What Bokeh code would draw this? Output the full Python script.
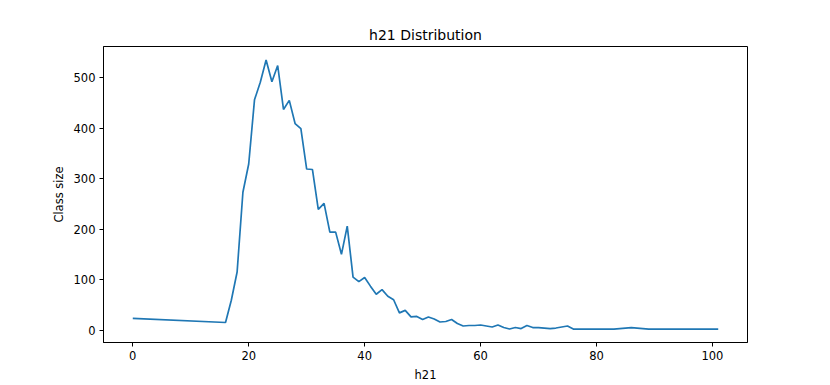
from bokeh.plotting import figure
from bokeh.models import Range1d, FixedTicker, ColumnDataSource
from bokeh.embed import file_html
from bokeh.resources import INLINE

h21_values = [0, 16, 17, 18, 19, 20, 21, 22, 23, 24, 25, 26, 27, 28, 29, 30,
              31, 32, 33, 34, 35, 36, 37, 38, 39, 40, 41, 42, 43, 44, 45,
              46, 47, 48, 49, 50, 51, 52, 53, 54, 55, 56, 57, 58, 59, 60,
              61, 62, 63, 64, 65, 66, 67, 68, 69, 70, 71, 72, 73, 74, 75,
              76, 77, 78, 79, 80, 81, 82, 83, 84, 85, 86, 87, 88, 89, 90,
              91, 92, 93, 94, 95, 96, 97, 98, 99, 100, 101]
class_sizes = [23, 15, 59, 115, 273, 329, 456, 491, 535, 492, 524, 437, 455, 409, 399, 319,
               318, 239, 251, 194, 194, 150, 206, 105, 96, 104, 87, 71, 80, 67, 60,
               34, 39, 26, 27, 21, 26, 22, 16, 17, 21, 13, 8, 9, 9, 10,
               8, 6, 10, 5, 2, 5, 3, 9, 5, 5, 4, 3, 4, 6, 8,
               2, 2, 2, 2, 2, 2, 2, 2, 3, 4, 5, 4, 3, 2, 2,
               2, 2, 2, 2, 2, 2, 2, 2, 2, 2, 2]
x_ticks = [0, 20, 40, 60, 80, 100]
y_ticks = [0, 100, 200, 300, 400, 500]

FONT = "DejaVu Sans"

src = ColumnDataSource(data=dict(x=h21_values, y=class_sizes))

p = figure(width=830, height=385, output_backend="svg", toolbar_location=None,
           x_range=Range1d(-5.05, 106.05), y_range=Range1d(-24.65, 561.65),
           min_border_left=103, min_border_right=83, min_border_top=46, min_border_bottom=43)
p.line("x", "y", source=src, line_color="#1f77b4", line_width=1.7)

p.title.text = "h21 Distribution"
p.title.align = "center"
p.title.text_font = FONT
p.title.text_font_size = "14px"
p.title.text_font_style = "normal"
p.title.text_color = "black"
p.title.standoff = 8

p.xgrid.visible = False
p.ygrid.visible = False
p.outline_line_color = "black"
p.outline_line_width = 1
p.outline_line_alpha = 1
p.background_fill_color = "white"
p.border_fill_color = "white"

p.xaxis.axis_label = "h21"
p.yaxis.axis_label = "Class size"
p.xaxis.ticker = FixedTicker(ticks=x_ticks)
p.yaxis.ticker = FixedTicker(ticks=y_ticks)
for ax in (p.xaxis[0], p.yaxis[0]):
    ax.axis_line_color = "black"
    ax.major_tick_line_color = "black"
    ax.major_tick_out = 4
    ax.major_tick_in = 0
    ax.minor_tick_line_color = None
    ax.major_label_standoff = 4
    ax.major_label_text_font = FONT
    ax.major_label_text_font_size = "11.5px"
    ax.major_label_text_color = "black"
    ax.axis_label_text_font = FONT
    ax.axis_label_text_font_size = "11.5px"
    ax.axis_label_text_font_style = "normal"
    ax.axis_label_text_color = "black"
p.xaxis.axis_label_standoff = 5
p.yaxis.axis_label_standoff = 5

open("out.html", "w").write(file_html(p, INLINE))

------------------------

Job: Leave out the pictures and give the listing above again exactly.

Task output:
What Bokeh code would draw this? Output the full Python script.
from bokeh.plotting import figure
from bokeh.models import Range1d, FixedTicker, ColumnDataSource
from bokeh.embed import file_html
from bokeh.resources import INLINE

h21_values = [0, 16, 17, 18, 19, 20, 21, 22, 23, 24, 25, 26, 27, 28, 29, 30,
              31, 32, 33, 34, 35, 36, 37, 38, 39, 40, 41, 42, 43, 44, 45,
              46, 47, 48, 49, 50, 51, 52, 53, 54, 55, 56, 57, 58, 59, 60,
              61, 62, 63, 64, 65, 66, 67, 68, 69, 70, 71, 72, 73, 74, 75,
              76, 77, 78, 79, 80, 81, 82, 83, 84, 85, 86, 87, 88, 89, 90,
              91, 92, 93, 94, 95, 96, 97, 98, 99, 100, 101]
class_sizes = [23, 15, 59, 115, 273, 329, 456, 491, 535, 492, 524, 437, 455, 409, 399, 319,
               318, 239, 251, 194, 194, 150, 206, 105, 96, 104, 87, 71, 80, 67, 60,
               34, 39, 26, 27, 21, 26, 22, 16, 17, 21, 13, 8, 9, 9, 10,
               8, 6, 10, 5, 2, 5, 3, 9, 5, 5, 4, 3, 4, 6, 8,
               2, 2, 2, 2, 2, 2, 2, 2, 3, 4, 5, 4, 3, 2, 2,
               2, 2, 2, 2, 2, 2, 2, 2, 2, 2, 2]
x_ticks = [0, 20, 40, 60, 80, 100]
y_ticks = [0, 100, 200, 300, 400, 500]

FONT = "DejaVu Sans"

src = ColumnDataSource(data=dict(x=h21_values, y=class_sizes))

p = figure(width=830, height=385, output_backend="svg", toolbar_location=None,
           x_range=Range1d(-5.05, 106.05), y_range=Range1d(-24.65, 561.65),
           min_border_left=103, min_border_right=83, min_border_top=46, min_border_bottom=43)
p.line("x", "y", source=src, line_color="#1f77b4", line_width=1.7)

p.title.text = "h21 Distribution"
p.title.align = "center"
p.title.text_font = FONT
p.title.text_font_size = "14px"
p.title.text_font_style = "normal"
p.title.text_color = "black"
p.title.standoff = 8

p.xgrid.visible = False
p.ygrid.visible = False
p.outline_line_color = "black"
p.outline_line_width = 1
p.outline_line_alpha = 1
p.background_fill_color = "white"
p.border_fill_color = "white"

p.xaxis.axis_label = "h21"
p.yaxis.axis_label = "Class size"
p.xaxis.ticker = FixedTicker(ticks=x_ticks)
p.yaxis.ticker = FixedTicker(ticks=y_ticks)
for ax in (p.xaxis[0], p.yaxis[0]):
    ax.axis_line_color = "black"
    ax.major_tick_line_color = "black"
    ax.major_tick_out = 4
    ax.major_tick_in = 0
    ax.minor_tick_line_color = None
    ax.major_label_standoff = 4
    ax.major_label_text_font = FONT
    ax.major_label_text_font_size = "11.5px"
    ax.major_label_text_color = "black"
    ax.axis_label_text_font = FONT
    ax.axis_label_text_font_size = "11.5px"
    ax.axis_label_text_font_style = "normal"
    ax.axis_label_text_color = "black"
p.xaxis.axis_label_standoff = 5
p.yaxis.axis_label_standoff = 5

open("out.html", "w").write(file_html(p, INLINE))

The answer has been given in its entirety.